** START MATERIAL PROVIDED **

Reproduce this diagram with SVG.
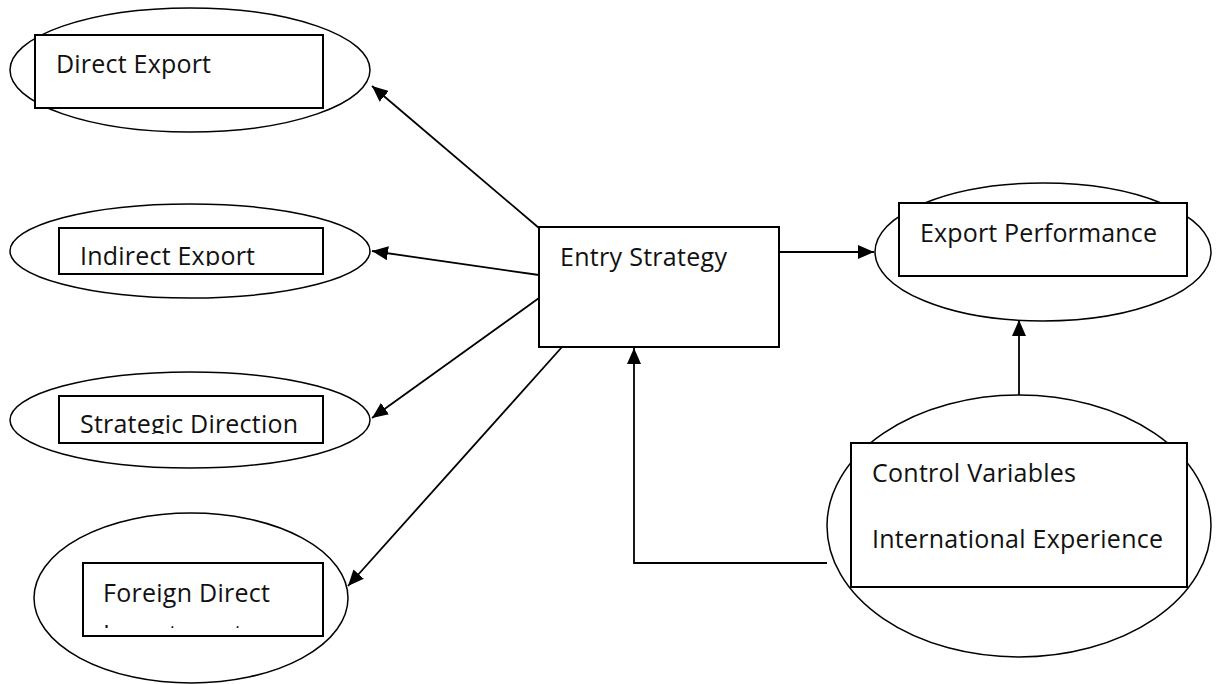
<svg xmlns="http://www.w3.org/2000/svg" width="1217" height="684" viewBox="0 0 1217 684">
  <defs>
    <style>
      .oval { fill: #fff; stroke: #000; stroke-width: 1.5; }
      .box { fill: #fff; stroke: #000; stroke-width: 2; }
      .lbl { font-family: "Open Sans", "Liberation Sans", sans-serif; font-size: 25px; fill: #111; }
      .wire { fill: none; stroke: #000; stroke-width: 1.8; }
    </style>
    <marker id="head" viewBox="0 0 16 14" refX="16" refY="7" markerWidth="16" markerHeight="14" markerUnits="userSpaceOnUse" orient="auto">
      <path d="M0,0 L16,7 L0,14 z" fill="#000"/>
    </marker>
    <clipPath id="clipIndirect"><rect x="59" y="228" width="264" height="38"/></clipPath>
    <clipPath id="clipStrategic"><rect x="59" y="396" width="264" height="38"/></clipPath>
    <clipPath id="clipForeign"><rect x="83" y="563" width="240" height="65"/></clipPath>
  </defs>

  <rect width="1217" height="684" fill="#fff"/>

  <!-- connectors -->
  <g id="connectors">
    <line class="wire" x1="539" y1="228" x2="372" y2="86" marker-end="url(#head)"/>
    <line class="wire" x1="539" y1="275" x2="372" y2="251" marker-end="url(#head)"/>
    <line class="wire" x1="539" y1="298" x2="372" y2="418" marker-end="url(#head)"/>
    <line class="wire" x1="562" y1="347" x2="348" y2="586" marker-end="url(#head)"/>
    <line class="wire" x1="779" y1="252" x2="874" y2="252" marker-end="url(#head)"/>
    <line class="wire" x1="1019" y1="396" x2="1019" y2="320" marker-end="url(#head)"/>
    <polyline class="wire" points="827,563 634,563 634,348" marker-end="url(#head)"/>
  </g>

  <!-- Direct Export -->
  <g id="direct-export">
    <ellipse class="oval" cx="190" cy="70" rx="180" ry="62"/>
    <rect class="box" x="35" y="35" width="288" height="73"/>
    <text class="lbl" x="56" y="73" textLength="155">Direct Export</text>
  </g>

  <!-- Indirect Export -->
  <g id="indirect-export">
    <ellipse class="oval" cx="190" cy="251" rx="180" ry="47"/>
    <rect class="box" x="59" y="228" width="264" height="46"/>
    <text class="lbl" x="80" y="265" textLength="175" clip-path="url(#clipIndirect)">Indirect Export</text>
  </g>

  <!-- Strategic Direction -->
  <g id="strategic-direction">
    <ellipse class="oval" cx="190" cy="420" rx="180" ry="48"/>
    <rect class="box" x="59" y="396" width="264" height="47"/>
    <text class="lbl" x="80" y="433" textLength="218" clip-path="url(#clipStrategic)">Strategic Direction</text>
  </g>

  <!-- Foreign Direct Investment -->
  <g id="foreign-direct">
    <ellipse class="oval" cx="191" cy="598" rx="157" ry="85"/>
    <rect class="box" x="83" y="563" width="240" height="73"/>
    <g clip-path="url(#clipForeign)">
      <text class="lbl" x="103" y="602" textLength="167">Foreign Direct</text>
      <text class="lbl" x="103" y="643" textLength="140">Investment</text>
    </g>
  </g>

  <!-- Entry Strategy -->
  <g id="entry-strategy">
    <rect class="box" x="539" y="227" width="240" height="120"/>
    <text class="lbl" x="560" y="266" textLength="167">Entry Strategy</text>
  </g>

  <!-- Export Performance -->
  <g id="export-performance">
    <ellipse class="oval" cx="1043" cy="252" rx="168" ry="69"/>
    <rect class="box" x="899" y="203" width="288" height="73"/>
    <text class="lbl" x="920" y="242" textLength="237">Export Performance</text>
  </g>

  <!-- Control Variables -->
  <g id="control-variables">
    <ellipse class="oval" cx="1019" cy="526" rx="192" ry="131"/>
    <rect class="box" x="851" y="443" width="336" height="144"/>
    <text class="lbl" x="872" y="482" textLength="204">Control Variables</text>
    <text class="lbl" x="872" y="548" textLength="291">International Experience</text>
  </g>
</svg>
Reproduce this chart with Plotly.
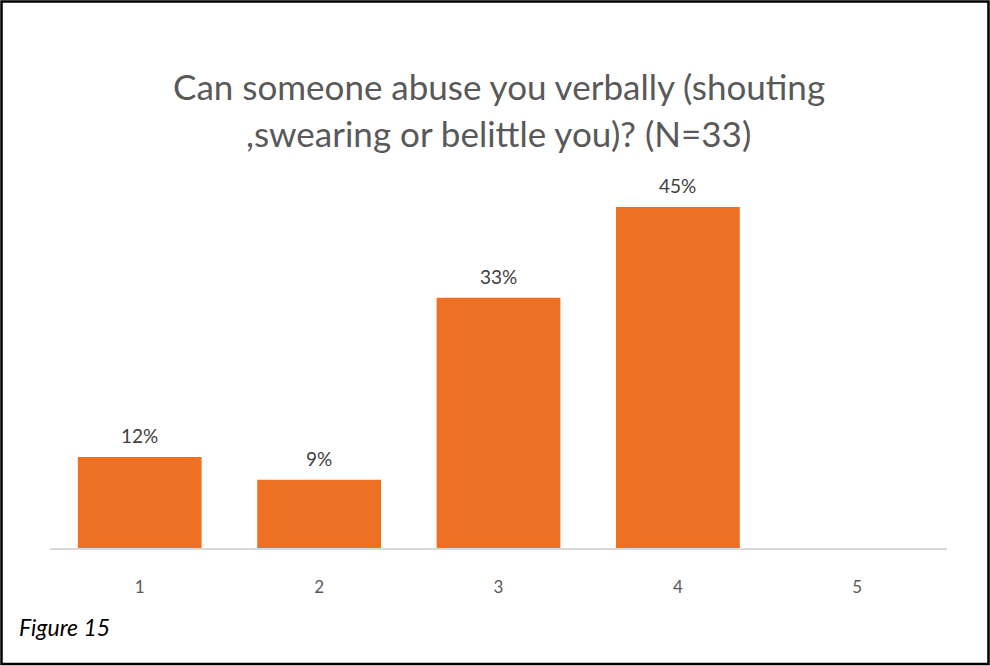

** END MATERIAL PROVIDED **

WHAT THIS TASK INVOLVES
Copy every entry word for word, but omit the pictures.

EXERCISE RESPONSE
Reproduce this diagram with SVG.
<svg xmlns="http://www.w3.org/2000/svg" width="1217" height="684" viewBox="0 0 1217 684">
  <defs>
    <style>
      .oval { fill: #fff; stroke: #000; stroke-width: 1.5; }
      .box { fill: #fff; stroke: #000; stroke-width: 2; }
      .lbl { font-family: "Open Sans", "Liberation Sans", sans-serif; font-size: 25px; fill: #111; }
      .wire { fill: none; stroke: #000; stroke-width: 1.8; }
    </style>
    <marker id="head" viewBox="0 0 16 14" refX="16" refY="7" markerWidth="16" markerHeight="14" markerUnits="userSpaceOnUse" orient="auto">
      <path d="M0,0 L16,7 L0,14 z" fill="#000"/>
    </marker>
    <clipPath id="clipIndirect"><rect x="59" y="228" width="264" height="38"/></clipPath>
    <clipPath id="clipStrategic"><rect x="59" y="396" width="264" height="38"/></clipPath>
    <clipPath id="clipForeign"><rect x="83" y="563" width="240" height="65"/></clipPath>
  </defs>

  <rect width="1217" height="684" fill="#fff"/>

  <!-- connectors -->
  <g id="connectors">
    <line class="wire" x1="539" y1="228" x2="372" y2="86" marker-end="url(#head)"/>
    <line class="wire" x1="539" y1="275" x2="372" y2="251" marker-end="url(#head)"/>
    <line class="wire" x1="539" y1="298" x2="372" y2="418" marker-end="url(#head)"/>
    <line class="wire" x1="562" y1="347" x2="348" y2="586" marker-end="url(#head)"/>
    <line class="wire" x1="779" y1="252" x2="874" y2="252" marker-end="url(#head)"/>
    <line class="wire" x1="1019" y1="396" x2="1019" y2="320" marker-end="url(#head)"/>
    <polyline class="wire" points="827,563 634,563 634,348" marker-end="url(#head)"/>
  </g>

  <!-- Direct Export -->
  <g id="direct-export">
    <ellipse class="oval" cx="190" cy="70" rx="180" ry="62"/>
    <rect class="box" x="35" y="35" width="288" height="73"/>
    <text class="lbl" x="56" y="73" textLength="155">Direct Export</text>
  </g>

  <!-- Indirect Export -->
  <g id="indirect-export">
    <ellipse class="oval" cx="190" cy="251" rx="180" ry="47"/>
    <rect class="box" x="59" y="228" width="264" height="46"/>
    <text class="lbl" x="80" y="265" textLength="175" clip-path="url(#clipIndirect)">Indirect Export</text>
  </g>

  <!-- Strategic Direction -->
  <g id="strategic-direction">
    <ellipse class="oval" cx="190" cy="420" rx="180" ry="48"/>
    <rect class="box" x="59" y="396" width="264" height="47"/>
    <text class="lbl" x="80" y="433" textLength="218" clip-path="url(#clipStrategic)">Strategic Direction</text>
  </g>

  <!-- Foreign Direct Investment -->
  <g id="foreign-direct">
    <ellipse class="oval" cx="191" cy="598" rx="157" ry="85"/>
    <rect class="box" x="83" y="563" width="240" height="73"/>
    <g clip-path="url(#clipForeign)">
      <text class="lbl" x="103" y="602" textLength="167">Foreign Direct</text>
      <text class="lbl" x="103" y="643" textLength="140">Investment</text>
    </g>
  </g>

  <!-- Entry Strategy -->
  <g id="entry-strategy">
    <rect class="box" x="539" y="227" width="240" height="120"/>
    <text class="lbl" x="560" y="266" textLength="167">Entry Strategy</text>
  </g>

  <!-- Export Performance -->
  <g id="export-performance">
    <ellipse class="oval" cx="1043" cy="252" rx="168" ry="69"/>
    <rect class="box" x="899" y="203" width="288" height="73"/>
    <text class="lbl" x="920" y="242" textLength="237">Export Performance</text>
  </g>

  <!-- Control Variables -->
  <g id="control-variables">
    <ellipse class="oval" cx="1019" cy="526" rx="192" ry="131"/>
    <rect class="box" x="851" y="443" width="336" height="144"/>
    <text class="lbl" x="872" y="482" textLength="204">Control Variables</text>
    <text class="lbl" x="872" y="548" textLength="291">International Experience</text>
  </g>
</svg>
Reproduce this chart with Plotly.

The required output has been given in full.